The opening credits roll over ascetic silence, and almost immediately we see the dead body of a woman lying on a bed, surrounded by wilted flowers. Life and beauty have faded, and throughout the film we see them diminish, wither away, and finally disappear. This kind of cold realism can hit close to home, reminding us of our grandparents, parents, even ourselves.
The woman is—or was—Anne Laurent (the frighteningly fantastic Emanuelle Riva), who, as the movie leaps back in time, lives in comfortable domestic intimacy and peace in an upper middle-class Parisian apartment with her husband Georges (Jean-Louis Trintignant). They are both retired music teachers, and the refined, restrained elegance of their lives is reflected through Haneke’s understated, austere style and cinematographer Darius Khondji’s low-key lighting.
Early into the film, they go to a concert of one of her former students, young pianist Alexandre Tharaud (playing himself). This marks the only time they will leave their home in the two hours’ running time. The long corridors and high-ceilinged rooms, the physical representation of their confinement, will become as familiar to us as the faces of the actors.
As they return home from the recital, the sense of order created through Haneke’s meticulous compositions and steady framing is breached when they find the lock on their front door has been broken by a would-be burglar—a theme of intrusion that will haunt the film, as unexpected guests, nurses, and even their daughter seem to invade their self-contained universe.
That night Anne sits up awake in bed, and at the breakfast table the next morning she temporarily falls silent and freezes, staring but unseeing, unaware of anything around her even as a worried Georges tries to bring her back. In a few moments, Anne returns to normal and seems to have no recollection of the episode. She goes to pour herself some tea and misses the cup. This is the first symptom in a series of strokes that mark her last painful months. We, like Georges, helplessly witness her demise, and Riva (nominated for an Academy Award she should have won) changes before our eyes, her features hardening into a mask of grief and suffering as her mind softens into the painlessness of senility.
“All this is a bit new,” Georges tells their well-meaning but self-absorbed daughter, Eva (Isabelle Huppert). “It’s all terribly exciting,” he says in deadpan monotone. The middle-aged woman is more concerned with what she thinks her father should be doing then what he is and the pain and heartbreak that comes along with it. She offers to help, but doesn’t sound like she means it. “We’ve always coped, your mother and I,” he reassures her and himself.
All the glamor is stripped away from these giants of French cinema until they are almost unrecognizable.
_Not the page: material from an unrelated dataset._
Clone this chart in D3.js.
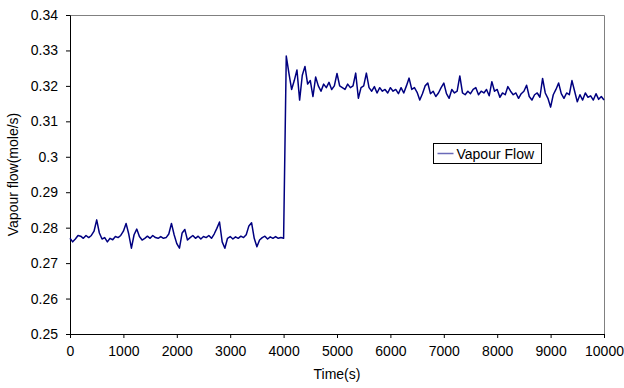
<!DOCTYPE html>
<html>
<meta charset="utf-8">
<style>
body {
  margin: 0;
  background: #fff;
  font-family: 'Liberation Sans', Arial, sans-serif;
}
svg {
  display: block;
}
.axis text {
  font-size: 14px;
  fill: #000;
  font-family: 'Liberation Sans', Arial, sans-serif;
}
.axis path, .axis line {
  stroke: #000;
}
text.title {
  font-size: 14px;
}
</style>
<body>
<svg width="624" height="388"></svg>
<script src="https://d3js.org/d3.v7.min.js"></script>
<script>

// time grid (s), one reading every 50 s
var times = d3.range(0, 10001, 50);

// vapour flow (mole/s) before the step, t = 0 .. 4000
var flowBefore = [
  0.2770, 0.2760, 0.2768, 0.2778, 0.2776, 0.2770, 0.2778, 0.2772, 0.2778, 0.2790,
  0.2822, 0.2785, 0.2768, 0.2772, 0.2760, 0.2770, 0.2766, 0.2775, 0.2772, 0.2778,
  0.2790, 0.2812, 0.2782, 0.2742, 0.2780, 0.2796, 0.2775, 0.2765, 0.2770, 0.2776,
  0.2770, 0.2778, 0.2772, 0.2770, 0.2775, 0.2770, 0.2772, 0.2782, 0.2812, 0.2780,
  0.2755, 0.2742, 0.2785, 0.2795, 0.2765, 0.2772, 0.2778, 0.2770, 0.2776, 0.2768,
  0.2775, 0.2772, 0.2778, 0.2770, 0.2782, 0.2798, 0.2816, 0.2760, 0.2742, 0.2770,
  0.2775, 0.2768, 0.2774, 0.2770, 0.2776, 0.2772, 0.2780, 0.2805, 0.2814, 0.2770,
  0.2746, 0.2765, 0.2772, 0.2776, 0.2768, 0.2774, 0.2770, 0.2775, 0.2770, 0.2772,
  0.2770
];

// vapour flow after the step, t = 4050 .. 10000
var flowAfter = [
  0.3284, 0.3235, 0.3190, 0.3215, 0.3245, 0.3160, 0.3230, 0.3255, 0.3205, 0.3215,
  0.3170, 0.3225, 0.3200, 0.3185, 0.3205, 0.3195, 0.3210, 0.3190, 0.3200, 0.3235,
  0.3200, 0.3195, 0.3190, 0.3205, 0.3195, 0.3200, 0.3236, 0.3165, 0.3195, 0.3200,
  0.3236, 0.3195, 0.3185, 0.3198, 0.3180, 0.3195, 0.3185, 0.3190, 0.3180, 0.3195,
  0.3185, 0.3190, 0.3178, 0.3195, 0.3180, 0.3200, 0.3222, 0.3190, 0.3195, 0.3182,
  0.3160, 0.3178, 0.3200, 0.3208, 0.3178, 0.3185, 0.3170, 0.3180, 0.3195, 0.3208,
  0.3178, 0.3165, 0.3190, 0.3180, 0.3185, 0.3228, 0.3180, 0.3175, 0.3185, 0.3178,
  0.3190, 0.3195, 0.3175, 0.3185, 0.3180, 0.3190, 0.3172, 0.3212, 0.3185, 0.3190,
  0.3168, 0.3180, 0.3175, 0.3198, 0.3185, 0.3175, 0.3180, 0.3165, 0.3178, 0.3185,
  0.3202, 0.3170, 0.3160, 0.3175, 0.3180, 0.3168, 0.3221, 0.3180, 0.3165, 0.3140,
  0.3175, 0.3190, 0.3208, 0.3178, 0.3165, 0.3180, 0.3175, 0.3215, 0.3185, 0.3155,
  0.3175, 0.3160, 0.3180, 0.3168, 0.3172, 0.3160, 0.3178, 0.3162, 0.3170, 0.3160
];

var xTicks = [0, 1000, 2000, 3000, 4000, 5000, 6000, 7000, 8000, 9000, 10000];
var yTicks = [0.25, 0.26, 0.27, 0.28, 0.29, 0.30, 0.31, 0.32, 0.33, 0.34];
var seriesName = "Vapour Flow";

var flow = flowBefore.concat(flowAfter);
var data = times.map(function(t, i) {
  return { t: t, v: flow[i] };
});

var svg = d3.select("svg"),
  margin = { top: 15, right: 20, bottom: 54, left: 70 },
  width = +svg.attr("width") - margin.left - margin.right,
  height = +svg.attr("height") - margin.top - margin.bottom;

var x = d3.scaleLinear().domain([0, 10000]).range([0, width]);
var y = d3.scaleLinear().domain([0.25, 0.34]).range([height, 0]);

var g = svg.append("g")
  .attr("transform", "translate(" + margin.left + "," + margin.top + ")");

// gray frame on top and right
g.append("path")
  .attr("d", "M0.5,0.5H" + (width + 0.5) + "V" + height)
  .attr("fill", "none")
  .attr("stroke", "#808080");

g.append("g").attr("class", "axis")
  .attr("transform", "translate(0," + height + ")")
  .call(d3.axisBottom(x).tickValues(xTicks).tickSize(4).tickSizeOuter(4).tickPadding(8).tickFormat(d3.format("d")));

g.append("g").attr("class", "axis")
  .call(d3.axisLeft(y).tickValues(yTicks).tickSize(4).tickSizeOuter(4).tickPadding(8).tickFormat(function(d) {
    return d3.format(".2f")(d).replace(/0$/, "").replace(/\.$/, "");
  }));

var line = d3.line()
  .x(function(d) { return x(d.t); })
  .y(function(d) { return y(d.v); });

g.append("path")
  .datum(data)
  .attr("fill", "none")
  .attr("stroke", "#000080")
  .attr("stroke-width", 1.5)
  .attr("stroke-linejoin", "round")
  .attr("d", line);

// legend
var legend = svg.append("g").attr("transform", "translate(433.5,143.5)");
legend.append("rect")
  .attr("width", 108).attr("height", 20)
  .attr("fill", "#fff").attr("stroke", "#000");
legend.append("line")
  .attr("x1", 4).attr("x2", 20).attr("y1", 10).attr("y2", 10)
  .attr("stroke", "#6a6ab8").attr("stroke-width", 1.5);
legend.append("text")
  .attr("x", 23).attr("y", 15)
  .attr("class", "title")
  .text(seriesName);

svg.append("text")
  .attr("class", "title")
  .attr("text-anchor", "middle")
  .attr("x", margin.left + width / 2)
  .attr("y", 379)
  .text("Time(s)");

svg.append("text")
  .attr("class", "title")
  .attr("text-anchor", "middle")
  .attr("transform", "translate(18," + (margin.top + height / 2) + ") rotate(-90)")
  .text("Vapour flow(mole/s)");

</script>
</body>
</html>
Their natural, nuanced performances are what make the movie worth watching through the pain and sadness. “C’est long, une vie,” Anne says in a rare moment of clarity while looking through their photo album, and we understand they’ve had a full, rich life together.
True love is not equated with any grand romantic gesture. It’s a lifelong struggle (as the pigeon that keeps flying into their apartment will attest); it’s changing diapers, spoon-feeding, listening to wordless mumbles and howls day and night, and taking unthinkable actions of almost spiritual sacrifice. If that sounds difficult to watch, believe me, it is, but Amour is a piece of high art that, like all of the director’s works, requires effort.
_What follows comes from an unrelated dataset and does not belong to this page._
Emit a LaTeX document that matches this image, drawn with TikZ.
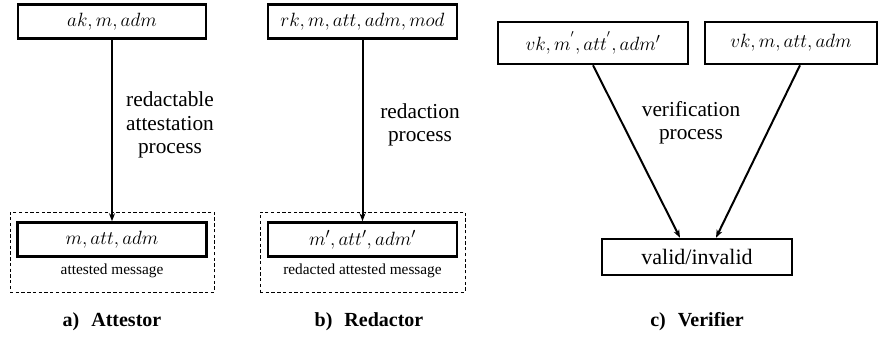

One of the opening shots is from the point of view of a stage, regarding the appreciative audience at the passionate piano recital. There is life and beauty in this image, the auditorium full and animated, meant to mirror the movie audience. In the theater I saw Amour, the grand sum total of audience members—other than myself and the man I was with—was a staggering one, a man perhaps a few years younger than Georges. I understand, of course, why the film’s subject is not exactly box office hit material, and it is about as far as one could come from a crowd-pleaser or feel-good movie, but there is something so desperately touching in it besides the impeccable craftsmanship, that I can’t but be sad that people are not willing to put a bit of emotional effort in.
Haneke aims his insistent, loving, yet level gaze at the indignities and quiet desperation of growing old and dying and creates a movie filled with simplicity and feeling. It is almost too painful to bear, but not quite. Amour is beautiful, terrifying, moving, and confusing; it’s the closest the filmmaker has ever come to trafficking in the sentiment of the title.